Moving back and forth between law and love in a life and death dance between God’s given grace and our taken necessities can be tough, and there are often not easy answers in the middle, but it can also means your questing and your questions and the quality of your answers are fresh in the air and light of the present day. It’ll keep you busy, and that’s no bad thing!
So two more things for rest and recreation; first, a crucifix. For the Lord of life died on that tree, and while I still don’t have all the answers as to why, I am convinced that this is the truest picture of how and where God’s love does not stop, but instead comes closest to the failure and ultimate loss of life for everyone. One big cross with Jesus right there, but maybe a place for others too; temporary pictures nearby as they come to mind: pictures of casualties of fire, flood, war and famine, of HIV and old age, of sagging heart and sad souls, bad drugs and gang wars, victims of powers and principalities, economics, lust, desire and greed. Pictures of the places where everybody gets lost! Right next to the crucifix.

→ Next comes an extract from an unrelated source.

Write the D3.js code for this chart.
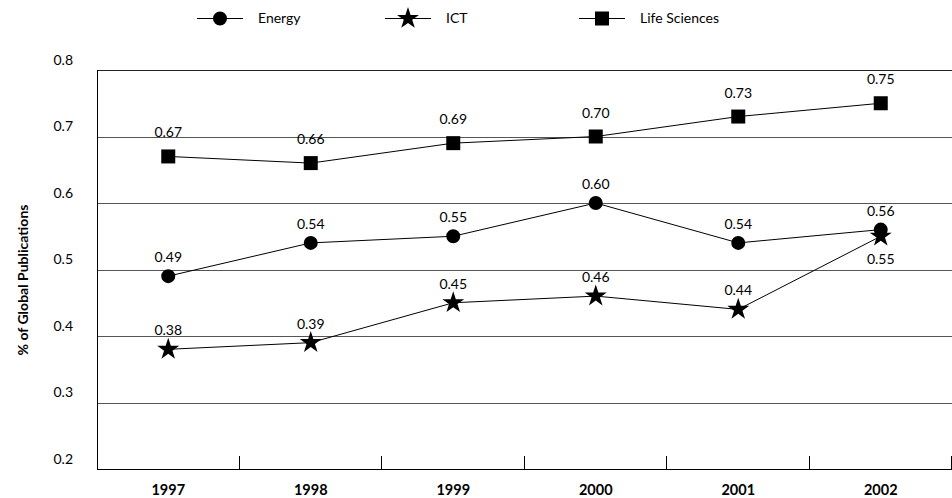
<!DOCTYPE html>
<html><head><meta charset="utf-8">
<script src="https://cdn.jsdelivr.net/npm/d3@7"></script>
<style>body{margin:0;background:#fff}svg{display:block}text{font-family:Lato,"Open Sans",sans-serif;fill:#000}</style>
</head><body><svg id="c" width="952" height="498"></svg>
<script>
const years = ["1997","1998","1999","2000","2001","2002"];
const energy = [0.49,0.54,0.55,0.60,0.54,0.56];
const ict = [0.38,0.39,0.45,0.46,0.44,0.55];
const life = [0.67,0.66,0.69,0.70,0.73,0.75];
const yTicks = [0.2,0.3,0.4,0.5,0.6,0.7,0.8];
const seriesNames = ["Energy","ICT","Life Sciences"];

const svg = d3.select("#c");
const L=97, R=952, T=70, B=469;
const x = d3.scaleBand().domain(years).range([L,R]);
const y = d3.scaleLinear().domain([0.2,0.8]).range([B,T]);

// gridlines
svg.append("g").selectAll("line").data(yTicks.slice(1)).join("line")
  .attr("x1",L).attr("x2",R).attr("y1",d=>Math.round(y(d))+0.5).attr("y2",d=>Math.round(y(d))+0.5)
  .attr("stroke",d=>d===0.8?"#222":"#555").attr("stroke-width",1);

// y labels (offset above line as in reference)
svg.append("g").selectAll("text").data(yTicks).join("text")
  .attr("x",73).attr("y",d=>y(d)-9).attr("text-anchor","end").attr("dominant-baseline","middle")
  .attr("font-size",14).text(d=>d.toFixed(1));

// axes lines
svg.append("line").attr("x1",L+0.5).attr("x2",L+0.5).attr("y1",T).attr("y2",B).attr("stroke","#000");
svg.append("line").attr("x1",L).attr("x2",R).attr("y1",B+0.5).attr("y2",B+0.5).attr("stroke","#000");
const bounds = years.map(d=>x(d)+x.bandwidth());
svg.append("g").selectAll("line").data(bounds).join("line")
  .attr("x1",d=>Math.round(d)-0.5).attr("x2",d=>Math.round(d)-0.5).attr("y1",B-13).attr("y2",B).attr("stroke","#000");
svg.append("g").selectAll("text").data(years).join("text")
  .attr("x",d=>x(d)+x.bandwidth()/2).attr("y",495).attr("text-anchor","middle")
  .attr("font-size",14.5).attr("font-weight","bold").text(d=>d);

// y title
svg.append("text").attr("transform","translate(28,280) rotate(-90)").attr("text-anchor","middle")
  .attr("font-size",14).attr("font-weight","bold").text("% of Global Publications");

const symbols = [d3.symbol().type(d3.symbolCircle).size(154), d3.symbol().type(d3.symbolStar).size(150), d3.symbol().type(d3.symbolSquare).size(196)];
const data = [energy, ict, life];
const cx = d=>x(d)+x.bandwidth()/2;
const line = d3.line().x((d,i)=>cx(years[i])).y(d=>y(d));
data.forEach((vals,k)=>{
  const g = svg.append("g");
  g.append("path").datum(vals).attr("d",line).attr("fill","none").attr("stroke","#000").attr("stroke-width",1);
  g.selectAll("path.m").data(vals).join("path").attr("class","m")
    .attr("transform",(d,i)=>`translate(${cx(years[i])},${y(d)})`).attr("d",symbols[k]).attr("fill","#000");
  g.selectAll("text").data(vals).join("text")
    .attr("x",(d,i)=>cx(years[i]))
    .attr("y",(d,i)=> (k===1 && i===5) ? y(d)+28 : y(d)-(k===2?19:14))
    .attr("text-anchor","middle").attr("font-size",14).text(d=>d.toFixed(2));
});

// legend
const legX = [220, 408, 602];
const lg = svg.append("g");
seriesNames.forEach((n,k)=>{
  lg.append("line").attr("x1",legX[k]-23).attr("x2",legX[k]+23).attr("y1",18.5).attr("y2",18.5).attr("stroke","#000");
  lg.append("path").attr("transform",`translate(${legX[k]},18.5)`).attr("d",symbols[k]).attr("fill","#000");
  lg.append("text").attr("x",legX[k]+38).attr("y",19).attr("dominant-baseline","middle").attr("font-size",14).text(n);
});
</script></body></html>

For Jesus is there as a sign that God’s love, grace, wisdom is right there too, Christ crucified, a stumbling block to Jews and foolishness to Gentiles, but to those who are the called, both Jews and Greeks, Christ the power of God and the wisdom of God. For God's foolishness is wiser than human wisdom, and God's weakness is stronger than human strength. That’s where Paul is right! Because the last place you’d want to look is where the greatest hope can be found.
And last, across the way an empty cross as well, maybe even a gold one. Because the crucifixion is not the last word on the way. We walk the way of the saviour, the tenuous road between the light of the law and the gravity of grace so that we may be surprised by the empty cross, the hope of resurrection, to be ever surprised that the world is this large, surpassing all we could ever understand: because standing beyond the crucified end is an open promise that God’s love is beyond death, has defeated death, shown it to be lie, points to the ultimate truth of love, this Jesus, who stands there for life, life for us.
And perhaps that’s one of the reasons why he went to cast out the money changers out of the forecourt of the temple in the Gospel reading for today. It was known to be an unjust system, where merchants, often in collusion with temple priests, making unfair profits from pilgrims, with overcharging as the norm. But (and this might be a more subtle issue) it was also a way to turn these transactions of temple tax and sacrifice into a theology of “you get what you pay for” instead of “all is yours by Grace”, and that makes the temple too narrow for this wide drama of love and redemption and death and life and love.
So Christ has given us another temple and another table in the middle of a sacred place, as well in the middle of our lives, where he meets us in the wide field between law and love and life and death, where we can take our questions and quandaries, and meet him in a enduring and surprising answer of light and grace. The altar in the heart of the church is one of those tables, and there are others. And I think that is why we are here.
Teachers can do terrible things sometimes, even give unannounced quizzes, so I will leave you with this one. “If you were a place of worship, what would you look like?” Because, of course, you are.